WHAT YOU ARE ASKED TO DO:
Return all of the entries word for word, but omit the pictures they contain.
━━━━━ DATA ROWS ━━━━━
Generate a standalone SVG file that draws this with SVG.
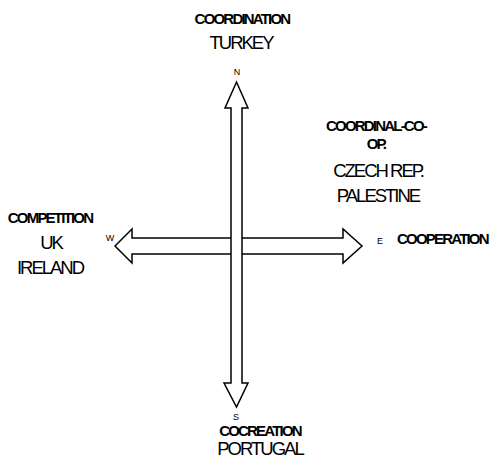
<svg xmlns="http://www.w3.org/2000/svg" width="490" height="464" viewBox="0 0 490 464">
<style>
.arrow{fill:#fff;stroke:#000;stroke-width:1.5;stroke-linejoin:miter}
.b{font-family:"Liberation Sans",Arial,sans-serif;font-weight:bold;font-size:15px;letter-spacing:-1.8px;fill:#000}
.r{font-family:"Liberation Sans",Arial,sans-serif;font-size:18.5px;letter-spacing:-2px;fill:#000}
.s{font-family:"Liberation Sans",Arial,sans-serif;font-size:9px;fill:#000}
</style>
<rect width="490" height="464" fill="#fff"/>
<g id="connectors">
<polygon class="arrow" points="115,246 132,229 132,238 343,238 343,229 362,246 343,263 343,254 132,254 132,263"/>
<polygon class="arrow" points="236.5,82 248,108 242,108 242,383 248,383 236.5,407 224,383 231,383 231,108 225,108"/>
</g>
<g id="north">
<text class="s" x="237" y="75" text-anchor="middle">N</text>
<text class="b" x="242" y="24" text-anchor="middle">COORDINATION</text>
<text class="r" x="241" y="49" text-anchor="middle">TURKEY</text>
</g>
<g id="northeast">
<text class="b" x="376" y="131" text-anchor="middle">COORDINAL-CO-</text>
<text class="b" x="376" y="149" text-anchor="middle">OP.</text>
<text class="r" x="378" y="177" text-anchor="middle">CZECH REP.</text>
<text class="r" x="378" y="202" text-anchor="middle">PALESTINE</text>
</g>
<g id="west">
<text class="s" x="110" y="241" text-anchor="middle">W</text>
<text class="b" x="50" y="223" text-anchor="middle">COMPETITION</text>
<text class="r" x="51" y="249" text-anchor="middle">UK</text>
<text class="r" x="50" y="274" text-anchor="middle">IRELAND</text>
</g>
<g id="east">
<text class="s" x="377" y="244">E</text>
<text class="b" x="397" y="244">COOPERATION</text>
</g>
<g id="south">
<text class="s" x="236" y="420" text-anchor="middle">S</text>
<text class="b" x="260" y="436" text-anchor="middle">COCREATION</text>
<text class="r" x="260" y="455" text-anchor="middle">PORTUGAL</text>
</g>
</svg>
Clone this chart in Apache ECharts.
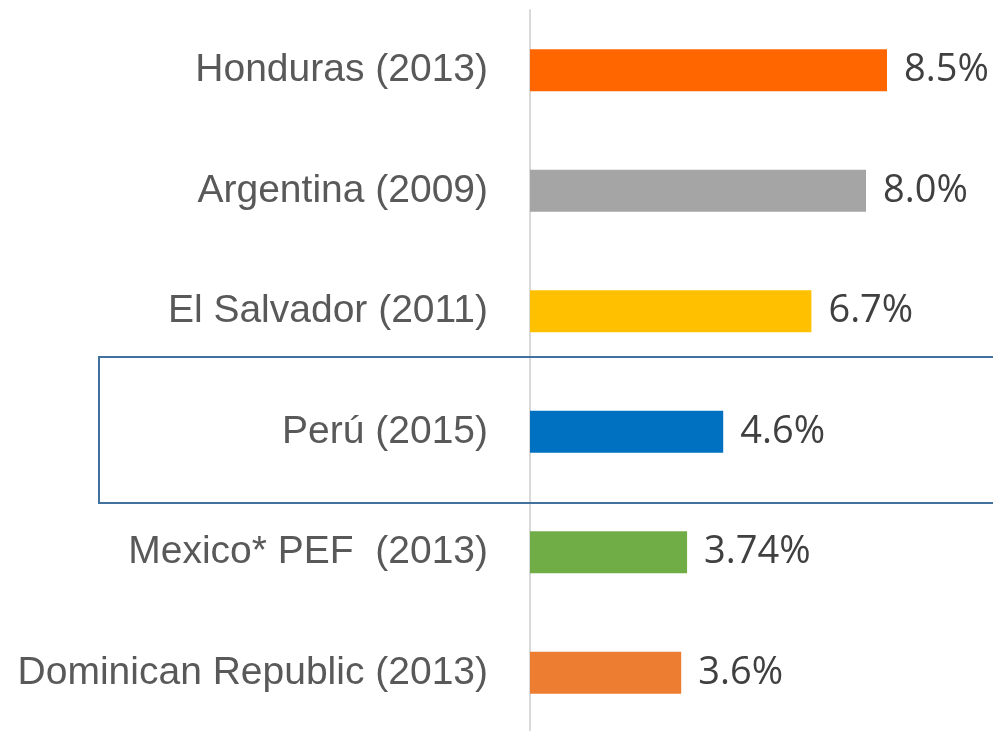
<!DOCTYPE html>
<html>
<head>
<meta charset="utf-8">
<script src="https://cdn.jsdelivr.net/npm/echarts@6/dist/echarts.min.js"></script>
<style>
  html, body { margin: 0; padding: 0; background: #fff; }
  #chart { width: 993px; height: 731px; }
</style>
</head>
<body>
<div id="chart"></div>
<script>
  // categories, top to bottom
  var countries = ['Honduras (2013)', 'Argentina (2009)', 'El Salvador (2011)', 'Perú (2015)', 'Mexico* PEF  (2013)', 'Dominican Republic (2013)'];
  var values = [8.5, 8.0, 6.7, 4.6, 3.74, 3.6];
  var valueLabels = ['8.5%', '8.0%', '6.7%', '4.6%', '3.74%', '3.6%'];
  var barColors = ['#FF6600', '#A5A5A5', '#FFC000', '#0070C0', '#70AD47', '#ED7D31'];

  var myChart = echarts.init(document.getElementById('chart'));

  var option = {
    backgroundColor: '#ffffff',
    animation: false,
    grid: { left: 530, top: 10, width: 420, height: 723, outerBoundsMode: 'none', containLabel: false },
    xAxis: {
      type: 'value',
      min: 0,
      max: 10,
      show: false
    },
    yAxis: {
      type: 'category',
      inverse: true,
      data: countries,
      axisLine: { show: true, lineStyle: { color: '#d9d9d9', width: 2 } },
      axisTick: { show: false },
      axisLabel: {
        margin: 42,
        fontFamily: '"Liberation Sans Narrow", "Arial Narrow", "Liberation Sans", sans-serif',
        fontSize: 39,
        color: '#595959'
      }
    },
    series: [{
      type: 'bar',
      barWidth: 42,
      data: values.map(function (v, i) {
        return { value: v, itemStyle: { color: barColors[i] } };
      }),
      label: {
        show: true,
        position: 'right',
        distance: 17,
        fontFamily: '"Open Sans", sans-serif',
        fontSize: 38,
        color: '#404040',
        formatter: function (p) { return valueLabels[p.dataIndex]; }
      }
    }],
    graphic: [{
      type: 'rect',
      shape: { x: 99, y: 357, width: 900, height: 146 },
      style: { fill: 'none', stroke: '#41719C', lineWidth: 2 },
      z: 10
    }]
  };

  myChart.setOption(option);
</script>
</body>
</html>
━━━━━
SOLVED EXERCISE:
Generate a standalone SVG file that draws this with SVG.
<svg xmlns="http://www.w3.org/2000/svg" width="490" height="464" viewBox="0 0 490 464">
<style>
.arrow{fill:#fff;stroke:#000;stroke-width:1.5;stroke-linejoin:miter}
.b{font-family:"Liberation Sans",Arial,sans-serif;font-weight:bold;font-size:15px;letter-spacing:-1.8px;fill:#000}
.r{font-family:"Liberation Sans",Arial,sans-serif;font-size:18.5px;letter-spacing:-2px;fill:#000}
.s{font-family:"Liberation Sans",Arial,sans-serif;font-size:9px;fill:#000}
</style>
<rect width="490" height="464" fill="#fff"/>
<g id="connectors">
<polygon class="arrow" points="115,246 132,229 132,238 343,238 343,229 362,246 343,263 343,254 132,254 132,263"/>
<polygon class="arrow" points="236.5,82 248,108 242,108 242,383 248,383 236.5,407 224,383 231,383 231,108 225,108"/>
</g>
<g id="north">
<text class="s" x="237" y="75" text-anchor="middle">N</text>
<text class="b" x="242" y="24" text-anchor="middle">COORDINATION</text>
<text class="r" x="241" y="49" text-anchor="middle">TURKEY</text>
</g>
<g id="northeast">
<text class="b" x="376" y="131" text-anchor="middle">COORDINAL-CO-</text>
<text class="b" x="376" y="149" text-anchor="middle">OP.</text>
<text class="r" x="378" y="177" text-anchor="middle">CZECH REP.</text>
<text class="r" x="378" y="202" text-anchor="middle">PALESTINE</text>
</g>
<g id="west">
<text class="s" x="110" y="241" text-anchor="middle">W</text>
<text class="b" x="50" y="223" text-anchor="middle">COMPETITION</text>
<text class="r" x="51" y="249" text-anchor="middle">UK</text>
<text class="r" x="50" y="274" text-anchor="middle">IRELAND</text>
</g>
<g id="east">
<text class="s" x="377" y="244">E</text>
<text class="b" x="397" y="244">COOPERATION</text>
</g>
<g id="south">
<text class="s" x="236" y="420" text-anchor="middle">S</text>
<text class="b" x="260" y="436" text-anchor="middle">COCREATION</text>
<text class="r" x="260" y="455" text-anchor="middle">PORTUGAL</text>
</g>
</svg>
Clone this chart in Apache ECharts.
<!DOCTYPE html>
<html>
<head>
<meta charset="utf-8">
<script src="https://cdn.jsdelivr.net/npm/echarts@6/dist/echarts.min.js"></script>
<style>
  html, body { margin: 0; padding: 0; background: #fff; }
  #chart { width: 993px; height: 731px; }
</style>
</head>
<body>
<div id="chart"></div>
<script>
  // categories, top to bottom
  var countries = ['Honduras (2013)', 'Argentina (2009)', 'El Salvador (2011)', 'Perú (2015)', 'Mexico* PEF  (2013)', 'Dominican Republic (2013)'];
  var values = [8.5, 8.0, 6.7, 4.6, 3.74, 3.6];
  var valueLabels = ['8.5%', '8.0%', '6.7%', '4.6%', '3.74%', '3.6%'];
  var barColors = ['#FF6600', '#A5A5A5', '#FFC000', '#0070C0', '#70AD47', '#ED7D31'];

  var myChart = echarts.init(document.getElementById('chart'));

  var option = {
    backgroundColor: '#ffffff',
    animation: false,
    grid: { left: 530, top: 10, width: 420, height: 723, outerBoundsMode: 'none', containLabel: false },
    xAxis: {
      type: 'value',
      min: 0,
      max: 10,
      show: false
    },
    yAxis: {
      type: 'category',
      inverse: true,
      data: countries,
      axisLine: { show: true, lineStyle: { color: '#d9d9d9', width: 2 } },
      axisTick: { show: false },
      axisLabel: {
        margin: 42,
        fontFamily: '"Liberation Sans Narrow", "Arial Narrow", "Liberation Sans", sans-serif',
        fontSize: 39,
        color: '#595959'
      }
    },
    series: [{
      type: 'bar',
      barWidth: 42,
      data: values.map(function (v, i) {
        return { value: v, itemStyle: { color: barColors[i] } };
      }),
      label: {
        show: true,
        position: 'right',
        distance: 17,
        fontFamily: '"Open Sans", sans-serif',
        fontSize: 38,
        color: '#404040',
        formatter: function (p) { return valueLabels[p.dataIndex]; }
      }
    }],
    graphic: [{
      type: 'rect',
      shape: { x: 99, y: 357, width: 900, height: 146 },
      style: { fill: 'none', stroke: '#41719C', lineWidth: 2 },
      z: 10
    }]
  };

  myChart.setOption(option);
</script>
</body>
</html>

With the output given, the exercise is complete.